Now Gayle, if you have changed your mind I have no criticism to offer for that. And if Boles home were operated on the basis which you now claim for it I believe that it could be defended on the same basis as the college or hospital can be defended, as a privately owned and operated institution rendering service to individuals and churches. But you are not running it on that basis. Are you not still receiving money from churches whether they have children there or not? Would you advocate churches putting the hospitals in their budgets and making contributions to them just in case someone should come in who was a member of the church and not able to pay the bill? What is different about the way you finance and operate Boles home now from the way in which it was operated and financed before you declared that it was a service institution? Just your statement that the Home is parallel to a hospital or bank rendering service to the church does not make it that way.

In the last place and I bring this lengthy epistle to a close. Your letter appealing for a contribution on your present building program, which included a dollar bill with the request that it be returned accompanied by one or more has been received. I am sending you a dollar in another envelope and keeping the one you sent me.

I cannot forego expressing some surprise at this last effort by you to raise money. You have resorted to a species of appeal which has but recently been given attention in the Reader's Digest, and in their treatment of it they ascribe to such a method of extracting money a very low and base character. This article warns people against this form of money getting, and tells them that they are not liable for that which has been sent them without any solicitation, or under any obligation to return the article thus received.

However I have returned to you the dollar as I have no desire to keep it. Of course it doesn't require unusual intelligence to perceive that this plan is founded on the psychological consideration that no one will destroy, discard or lay aside a letter with a dollar in it or be disposed to keep it; hence the overwhelming likelihood that it will be returned and bring another with it.

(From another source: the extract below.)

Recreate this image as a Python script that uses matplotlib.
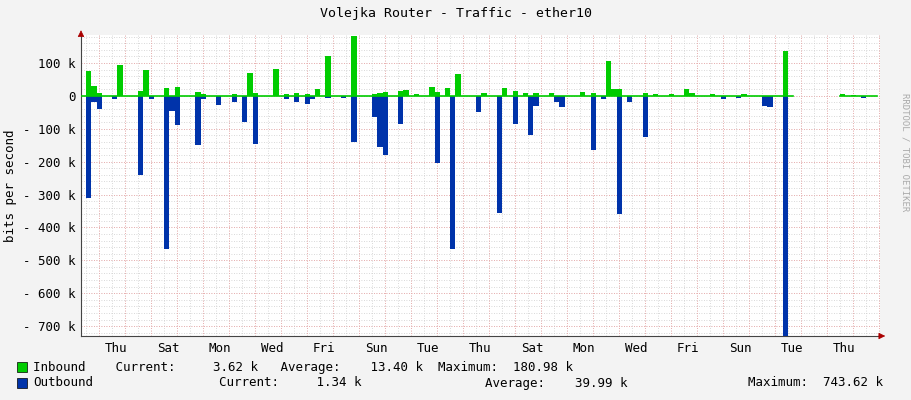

Your reference to the passage from Matthew 26 — "For as much as ye did it unto one of the least of these .. .", thus ignoring who the "least of these" are as stated in the passage reflects an attitude on your part analogous to that of sectarian preachers who suppress "and is baptized" in Mark 16:16. It is a fearful thing to mishandle the word of God. If you do not know better then you ought to learn better, and if you do know better you had better repent for so wresting the scriptures.

Do you mean that a friend gave you the money with the request that you send it out as you have? I doubt that he wanted you to use it in this manner. While confident that your present scheme was born from an acquaintance with similar methods, as alluded to in the Reader's Digest, I am still wondering what passage of scripture you would rely on to sustain this action. Would it be Ecc. 11:1? "Cast they bread upon the waters: For thou shalt find it after many days". A modern application and practical demonstration is before us and may be paraphrased as follows: "Send your dollars forth into the mail, for thou shalt have them return to you with much increase in a few days."

Yours for a return to the simplicity which is in Christ.